La corrección es algo que compete a toda la comunidad. Si una máquina no es engrasada, si no se la limpia de vez en cuando, dejará de funcionar. Lo mismo les sucede a las comunidades y a las personas. Es importante ver la corrección como algo positivo, que nos ayuda a conocernos y a sacar lo mejor que hay dentro de nosotros. El que asume la corrección, crece, el que la rechaza, se empobrece. Hoy somos especialmente sensibles y susceptibles. Se puede reaccionar bien, acogiendo lo que se nos dice, o se puede reaccionar mal de múltiples maneras, según sea nuestro carácter: a veces se manifiesta un enfado menor, otras un enfado desproporcionado, otras se pasa al ataque ante la corrección, otras se marcha el corregido gesticulando sin escuchar, otras se hacen “pucheros” o se pone cara de mártir, otras se chantajea emocionalmente o amenazando con la huida, otras desviamos la corrección a los demás (“otros lo hacen peor”), otras se culpa a todos (“aquí ya no hay quien aguante”, “me siento perseguido”),… En fin, hay muchísimas formas de reaccionar negativamente, todo depende del carácter y el momento de cada cual, pero uno y el mismo es su origen.

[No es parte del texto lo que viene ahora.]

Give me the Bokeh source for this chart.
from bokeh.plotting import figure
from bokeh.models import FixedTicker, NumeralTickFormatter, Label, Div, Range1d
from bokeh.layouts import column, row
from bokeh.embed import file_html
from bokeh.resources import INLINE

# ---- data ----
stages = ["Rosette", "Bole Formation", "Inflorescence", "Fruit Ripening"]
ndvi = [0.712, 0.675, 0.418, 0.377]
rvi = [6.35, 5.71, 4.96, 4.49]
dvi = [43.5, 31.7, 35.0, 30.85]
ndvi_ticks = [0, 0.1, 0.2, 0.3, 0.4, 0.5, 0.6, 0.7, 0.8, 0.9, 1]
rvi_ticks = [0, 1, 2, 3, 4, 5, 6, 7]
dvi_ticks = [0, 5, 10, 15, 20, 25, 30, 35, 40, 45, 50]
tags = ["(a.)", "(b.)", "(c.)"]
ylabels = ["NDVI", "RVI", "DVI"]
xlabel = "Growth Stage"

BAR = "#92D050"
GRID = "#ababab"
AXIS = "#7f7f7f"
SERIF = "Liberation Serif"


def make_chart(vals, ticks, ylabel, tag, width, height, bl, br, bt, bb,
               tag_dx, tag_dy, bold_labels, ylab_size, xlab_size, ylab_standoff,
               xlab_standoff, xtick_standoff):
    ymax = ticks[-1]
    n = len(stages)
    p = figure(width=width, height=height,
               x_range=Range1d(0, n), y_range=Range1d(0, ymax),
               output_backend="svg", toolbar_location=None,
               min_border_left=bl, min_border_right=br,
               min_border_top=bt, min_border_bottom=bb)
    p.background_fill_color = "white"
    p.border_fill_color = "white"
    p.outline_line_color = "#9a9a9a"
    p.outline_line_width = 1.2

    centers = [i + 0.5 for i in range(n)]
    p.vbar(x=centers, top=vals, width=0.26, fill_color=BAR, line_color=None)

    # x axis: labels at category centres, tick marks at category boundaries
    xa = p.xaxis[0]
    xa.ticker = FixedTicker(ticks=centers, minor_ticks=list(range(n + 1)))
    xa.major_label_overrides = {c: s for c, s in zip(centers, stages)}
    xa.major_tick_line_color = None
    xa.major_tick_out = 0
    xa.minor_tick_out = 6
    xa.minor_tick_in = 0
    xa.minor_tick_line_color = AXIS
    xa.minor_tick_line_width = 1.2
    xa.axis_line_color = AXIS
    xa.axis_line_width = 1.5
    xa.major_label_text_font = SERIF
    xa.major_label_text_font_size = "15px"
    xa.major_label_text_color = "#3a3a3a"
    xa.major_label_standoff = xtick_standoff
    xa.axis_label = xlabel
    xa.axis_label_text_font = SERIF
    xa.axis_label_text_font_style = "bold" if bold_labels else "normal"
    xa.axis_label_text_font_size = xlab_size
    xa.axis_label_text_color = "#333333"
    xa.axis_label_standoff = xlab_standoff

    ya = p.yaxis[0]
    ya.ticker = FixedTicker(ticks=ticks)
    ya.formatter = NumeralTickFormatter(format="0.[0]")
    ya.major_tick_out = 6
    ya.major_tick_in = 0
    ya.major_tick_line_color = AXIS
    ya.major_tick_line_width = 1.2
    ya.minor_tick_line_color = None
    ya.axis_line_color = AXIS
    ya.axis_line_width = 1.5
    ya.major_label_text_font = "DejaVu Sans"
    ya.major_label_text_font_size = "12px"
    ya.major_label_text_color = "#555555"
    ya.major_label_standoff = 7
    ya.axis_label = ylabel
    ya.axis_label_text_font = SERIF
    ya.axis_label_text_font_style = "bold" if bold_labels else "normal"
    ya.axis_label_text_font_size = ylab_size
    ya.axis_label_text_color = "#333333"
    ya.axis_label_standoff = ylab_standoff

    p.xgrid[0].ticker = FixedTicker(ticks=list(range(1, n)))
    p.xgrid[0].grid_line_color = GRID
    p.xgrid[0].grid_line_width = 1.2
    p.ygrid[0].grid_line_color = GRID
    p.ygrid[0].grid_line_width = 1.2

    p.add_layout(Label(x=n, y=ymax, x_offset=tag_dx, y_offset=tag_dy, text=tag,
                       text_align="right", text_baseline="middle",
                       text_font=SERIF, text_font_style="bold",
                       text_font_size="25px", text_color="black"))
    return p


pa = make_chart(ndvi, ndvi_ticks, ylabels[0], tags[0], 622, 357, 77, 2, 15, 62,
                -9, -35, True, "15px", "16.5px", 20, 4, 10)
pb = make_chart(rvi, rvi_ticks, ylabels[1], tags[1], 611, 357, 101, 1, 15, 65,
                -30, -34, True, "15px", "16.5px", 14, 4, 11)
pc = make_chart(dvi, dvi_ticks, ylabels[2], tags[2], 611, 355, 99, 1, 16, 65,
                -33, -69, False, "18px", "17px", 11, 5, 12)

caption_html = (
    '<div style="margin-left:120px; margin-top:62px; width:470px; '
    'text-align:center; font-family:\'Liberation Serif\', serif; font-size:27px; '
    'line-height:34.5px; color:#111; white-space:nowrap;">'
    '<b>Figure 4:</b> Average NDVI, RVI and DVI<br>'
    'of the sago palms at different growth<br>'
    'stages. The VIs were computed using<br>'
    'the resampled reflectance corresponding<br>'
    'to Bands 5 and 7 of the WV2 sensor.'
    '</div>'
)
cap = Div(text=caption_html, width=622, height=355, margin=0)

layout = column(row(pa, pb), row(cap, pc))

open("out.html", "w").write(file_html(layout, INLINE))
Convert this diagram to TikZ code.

A veces podemos parecer como niños mimados que necesitan protección ante la dureza de la vida. Quizá estemos poco curtidos y por eso somos tan refractarios a la corrección. Alguno puede pensar que tiempos antiguos eran más auténticos y generosos por la docilidad que se mostraba ante la autoridad. Yo no lo sé. Lo que sí me parece es que es fundamental la motivación que tengamos ante las adversidades de la vida o la incomodidad de las correcciones. Hay quien las vive como si le anularan como persona, con sentimiento de culpabilidad o complejo de inferioridad. Es más inteligente afrontar las cosas que nos vienen no como algo que nos “cae” y debemos soportar como mejor podamos, sino como algo que podemos acoger encontrando en ello un valor y oportunidad de crecimiento.